** Start of Given information **

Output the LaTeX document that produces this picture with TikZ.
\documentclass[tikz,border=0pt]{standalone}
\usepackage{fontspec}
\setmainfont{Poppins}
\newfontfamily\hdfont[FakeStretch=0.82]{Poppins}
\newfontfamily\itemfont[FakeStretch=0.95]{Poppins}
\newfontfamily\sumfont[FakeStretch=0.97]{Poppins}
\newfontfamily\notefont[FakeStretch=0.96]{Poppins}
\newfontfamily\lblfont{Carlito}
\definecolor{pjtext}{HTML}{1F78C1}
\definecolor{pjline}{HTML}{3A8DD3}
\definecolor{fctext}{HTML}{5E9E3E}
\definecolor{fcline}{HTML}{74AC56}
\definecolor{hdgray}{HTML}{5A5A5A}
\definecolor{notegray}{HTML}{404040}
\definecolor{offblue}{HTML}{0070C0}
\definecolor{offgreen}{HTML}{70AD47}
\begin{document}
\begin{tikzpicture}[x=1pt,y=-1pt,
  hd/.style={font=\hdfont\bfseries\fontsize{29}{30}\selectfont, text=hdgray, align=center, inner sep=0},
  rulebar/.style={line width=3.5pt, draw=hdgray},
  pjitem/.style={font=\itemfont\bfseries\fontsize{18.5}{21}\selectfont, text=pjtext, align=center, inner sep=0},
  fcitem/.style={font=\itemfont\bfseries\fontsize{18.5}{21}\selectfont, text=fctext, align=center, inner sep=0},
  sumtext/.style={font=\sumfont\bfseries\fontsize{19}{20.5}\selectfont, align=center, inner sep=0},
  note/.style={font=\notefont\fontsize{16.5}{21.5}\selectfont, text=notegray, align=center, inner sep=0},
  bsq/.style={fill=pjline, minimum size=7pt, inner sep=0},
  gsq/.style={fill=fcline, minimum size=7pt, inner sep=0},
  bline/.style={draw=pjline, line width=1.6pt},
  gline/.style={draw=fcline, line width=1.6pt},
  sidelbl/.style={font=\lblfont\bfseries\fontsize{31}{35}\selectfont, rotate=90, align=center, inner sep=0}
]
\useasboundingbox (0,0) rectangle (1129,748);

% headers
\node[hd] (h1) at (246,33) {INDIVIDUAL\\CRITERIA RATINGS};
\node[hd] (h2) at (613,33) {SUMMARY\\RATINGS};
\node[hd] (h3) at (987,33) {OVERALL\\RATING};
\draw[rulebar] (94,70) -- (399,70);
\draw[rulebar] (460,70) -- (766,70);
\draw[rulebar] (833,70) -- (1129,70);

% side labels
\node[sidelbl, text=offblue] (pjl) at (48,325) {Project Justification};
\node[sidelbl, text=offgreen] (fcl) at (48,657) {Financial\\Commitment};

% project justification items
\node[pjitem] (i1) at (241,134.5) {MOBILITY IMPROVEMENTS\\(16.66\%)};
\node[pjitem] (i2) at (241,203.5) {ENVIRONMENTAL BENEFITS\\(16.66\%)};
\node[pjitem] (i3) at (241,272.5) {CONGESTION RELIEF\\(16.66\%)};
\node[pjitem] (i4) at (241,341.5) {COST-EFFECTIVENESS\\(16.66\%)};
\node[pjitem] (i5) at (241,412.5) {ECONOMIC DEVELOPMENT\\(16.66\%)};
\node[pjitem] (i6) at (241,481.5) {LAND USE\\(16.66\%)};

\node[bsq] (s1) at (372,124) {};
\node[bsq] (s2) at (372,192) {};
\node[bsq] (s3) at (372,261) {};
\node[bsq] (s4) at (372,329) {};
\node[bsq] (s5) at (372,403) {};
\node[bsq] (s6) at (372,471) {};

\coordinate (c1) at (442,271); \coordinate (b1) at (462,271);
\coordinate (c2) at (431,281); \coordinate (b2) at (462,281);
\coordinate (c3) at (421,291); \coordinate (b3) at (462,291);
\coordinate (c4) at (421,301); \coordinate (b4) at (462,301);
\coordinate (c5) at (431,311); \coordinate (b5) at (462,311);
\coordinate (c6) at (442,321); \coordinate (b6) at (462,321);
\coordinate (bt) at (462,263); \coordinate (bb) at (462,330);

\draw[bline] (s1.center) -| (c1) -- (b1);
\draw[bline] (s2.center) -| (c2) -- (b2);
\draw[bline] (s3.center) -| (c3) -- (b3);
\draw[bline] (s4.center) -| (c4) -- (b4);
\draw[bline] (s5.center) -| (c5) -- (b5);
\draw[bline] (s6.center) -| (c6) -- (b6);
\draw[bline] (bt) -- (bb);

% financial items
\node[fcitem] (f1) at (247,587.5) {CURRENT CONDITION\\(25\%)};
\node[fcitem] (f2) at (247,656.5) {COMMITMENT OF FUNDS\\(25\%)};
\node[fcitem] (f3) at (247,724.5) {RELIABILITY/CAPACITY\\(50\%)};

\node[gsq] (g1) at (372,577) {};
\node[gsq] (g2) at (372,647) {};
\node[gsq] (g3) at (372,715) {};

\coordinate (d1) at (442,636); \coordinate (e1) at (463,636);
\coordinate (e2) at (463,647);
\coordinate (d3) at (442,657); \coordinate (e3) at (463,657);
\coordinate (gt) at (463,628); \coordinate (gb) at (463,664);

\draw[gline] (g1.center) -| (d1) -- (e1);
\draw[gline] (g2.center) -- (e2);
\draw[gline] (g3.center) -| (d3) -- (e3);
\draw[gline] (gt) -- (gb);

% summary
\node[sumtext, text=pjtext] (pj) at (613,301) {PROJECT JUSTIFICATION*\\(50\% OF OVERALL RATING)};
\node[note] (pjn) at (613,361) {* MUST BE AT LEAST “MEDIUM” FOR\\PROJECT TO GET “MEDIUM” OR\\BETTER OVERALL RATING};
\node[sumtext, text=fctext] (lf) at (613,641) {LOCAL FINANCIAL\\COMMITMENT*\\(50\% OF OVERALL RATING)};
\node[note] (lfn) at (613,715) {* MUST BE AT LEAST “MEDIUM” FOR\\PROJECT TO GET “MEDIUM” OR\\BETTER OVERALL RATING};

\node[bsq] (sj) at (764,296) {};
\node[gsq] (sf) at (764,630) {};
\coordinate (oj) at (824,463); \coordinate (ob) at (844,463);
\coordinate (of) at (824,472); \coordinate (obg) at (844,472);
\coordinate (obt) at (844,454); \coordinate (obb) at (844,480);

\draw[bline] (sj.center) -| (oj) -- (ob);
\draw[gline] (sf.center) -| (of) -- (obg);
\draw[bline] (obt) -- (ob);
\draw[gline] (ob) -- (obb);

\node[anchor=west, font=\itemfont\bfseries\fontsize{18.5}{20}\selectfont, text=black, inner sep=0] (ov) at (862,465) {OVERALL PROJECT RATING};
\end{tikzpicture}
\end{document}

** End of Given information **

- Problem details -
Retype all of the material above with every character intact.

- Finished exercise -
Output the LaTeX document that produces this picture with TikZ.
\documentclass[tikz,border=0pt]{standalone}
\usepackage{fontspec}
\setmainfont{Poppins}
\newfontfamily\hdfont[FakeStretch=0.82]{Poppins}
\newfontfamily\itemfont[FakeStretch=0.95]{Poppins}
\newfontfamily\sumfont[FakeStretch=0.97]{Poppins}
\newfontfamily\notefont[FakeStretch=0.96]{Poppins}
\newfontfamily\lblfont{Carlito}
\definecolor{pjtext}{HTML}{1F78C1}
\definecolor{pjline}{HTML}{3A8DD3}
\definecolor{fctext}{HTML}{5E9E3E}
\definecolor{fcline}{HTML}{74AC56}
\definecolor{hdgray}{HTML}{5A5A5A}
\definecolor{notegray}{HTML}{404040}
\definecolor{offblue}{HTML}{0070C0}
\definecolor{offgreen}{HTML}{70AD47}
\begin{document}
\begin{tikzpicture}[x=1pt,y=-1pt,
  hd/.style={font=\hdfont\bfseries\fontsize{29}{30}\selectfont, text=hdgray, align=center, inner sep=0},
  rulebar/.style={line width=3.5pt, draw=hdgray},
  pjitem/.style={font=\itemfont\bfseries\fontsize{18.5}{21}\selectfont, text=pjtext, align=center, inner sep=0},
  fcitem/.style={font=\itemfont\bfseries\fontsize{18.5}{21}\selectfont, text=fctext, align=center, inner sep=0},
  sumtext/.style={font=\sumfont\bfseries\fontsize{19}{20.5}\selectfont, align=center, inner sep=0},
  note/.style={font=\notefont\fontsize{16.5}{21.5}\selectfont, text=notegray, align=center, inner sep=0},
  bsq/.style={fill=pjline, minimum size=7pt, inner sep=0},
  gsq/.style={fill=fcline, minimum size=7pt, inner sep=0},
  bline/.style={draw=pjline, line width=1.6pt},
  gline/.style={draw=fcline, line width=1.6pt},
  sidelbl/.style={font=\lblfont\bfseries\fontsize{31}{35}\selectfont, rotate=90, align=center, inner sep=0}
]
\useasboundingbox (0,0) rectangle (1129,748);

% headers
\node[hd] (h1) at (246,33) {INDIVIDUAL\\CRITERIA RATINGS};
\node[hd] (h2) at (613,33) {SUMMARY\\RATINGS};
\node[hd] (h3) at (987,33) {OVERALL\\RATING};
\draw[rulebar] (94,70) -- (399,70);
\draw[rulebar] (460,70) -- (766,70);
\draw[rulebar] (833,70) -- (1129,70);

% side labels
\node[sidelbl, text=offblue] (pjl) at (48,325) {Project Justification};
\node[sidelbl, text=offgreen] (fcl) at (48,657) {Financial\\Commitment};

% project justification items
\node[pjitem] (i1) at (241,134.5) {MOBILITY IMPROVEMENTS\\(16.66\%)};
\node[pjitem] (i2) at (241,203.5) {ENVIRONMENTAL BENEFITS\\(16.66\%)};
\node[pjitem] (i3) at (241,272.5) {CONGESTION RELIEF\\(16.66\%)};
\node[pjitem] (i4) at (241,341.5) {COST-EFFECTIVENESS\\(16.66\%)};
\node[pjitem] (i5) at (241,412.5) {ECONOMIC DEVELOPMENT\\(16.66\%)};
\node[pjitem] (i6) at (241,481.5) {LAND USE\\(16.66\%)};

\node[bsq] (s1) at (372,124) {};
\node[bsq] (s2) at (372,192) {};
\node[bsq] (s3) at (372,261) {};
\node[bsq] (s4) at (372,329) {};
\node[bsq] (s5) at (372,403) {};
\node[bsq] (s6) at (372,471) {};

\coordinate (c1) at (442,271); \coordinate (b1) at (462,271);
\coordinate (c2) at (431,281); \coordinate (b2) at (462,281);
\coordinate (c3) at (421,291); \coordinate (b3) at (462,291);
\coordinate (c4) at (421,301); \coordinate (b4) at (462,301);
\coordinate (c5) at (431,311); \coordinate (b5) at (462,311);
\coordinate (c6) at (442,321); \coordinate (b6) at (462,321);
\coordinate (bt) at (462,263); \coordinate (bb) at (462,330);

\draw[bline] (s1.center) -| (c1) -- (b1);
\draw[bline] (s2.center) -| (c2) -- (b2);
\draw[bline] (s3.center) -| (c3) -- (b3);
\draw[bline] (s4.center) -| (c4) -- (b4);
\draw[bline] (s5.center) -| (c5) -- (b5);
\draw[bline] (s6.center) -| (c6) -- (b6);
\draw[bline] (bt) -- (bb);

% financial items
\node[fcitem] (f1) at (247,587.5) {CURRENT CONDITION\\(25\%)};
\node[fcitem] (f2) at (247,656.5) {COMMITMENT OF FUNDS\\(25\%)};
\node[fcitem] (f3) at (247,724.5) {RELIABILITY/CAPACITY\\(50\%)};

\node[gsq] (g1) at (372,577) {};
\node[gsq] (g2) at (372,647) {};
\node[gsq] (g3) at (372,715) {};

\coordinate (d1) at (442,636); \coordinate (e1) at (463,636);
\coordinate (e2) at (463,647);
\coordinate (d3) at (442,657); \coordinate (e3) at (463,657);
\coordinate (gt) at (463,628); \coordinate (gb) at (463,664);

\draw[gline] (g1.center) -| (d1) -- (e1);
\draw[gline] (g2.center) -- (e2);
\draw[gline] (g3.center) -| (d3) -- (e3);
\draw[gline] (gt) -- (gb);

% summary
\node[sumtext, text=pjtext] (pj) at (613,301) {PROJECT JUSTIFICATION*\\(50\% OF OVERALL RATING)};
\node[note] (pjn) at (613,361) {* MUST BE AT LEAST “MEDIUM” FOR\\PROJECT TO GET “MEDIUM” OR\\BETTER OVERALL RATING};
\node[sumtext, text=fctext] (lf) at (613,641) {LOCAL FINANCIAL\\COMMITMENT*\\(50\% OF OVERALL RATING)};
\node[note] (lfn) at (613,715) {* MUST BE AT LEAST “MEDIUM” FOR\\PROJECT TO GET “MEDIUM” OR\\BETTER OVERALL RATING};

\node[bsq] (sj) at (764,296) {};
\node[gsq] (sf) at (764,630) {};
\coordinate (oj) at (824,463); \coordinate (ob) at (844,463);
\coordinate (of) at (824,472); \coordinate (obg) at (844,472);
\coordinate (obt) at (844,454); \coordinate (obb) at (844,480);

\draw[bline] (sj.center) -| (oj) -- (ob);
\draw[gline] (sf.center) -| (of) -- (obg);
\draw[bline] (obt) -- (ob);
\draw[gline] (ob) -- (obb);

\node[anchor=west, font=\itemfont\bfseries\fontsize{18.5}{20}\selectfont, text=black, inner sep=0] (ov) at (862,465) {OVERALL PROJECT RATING};
\end{tikzpicture}
\end{document}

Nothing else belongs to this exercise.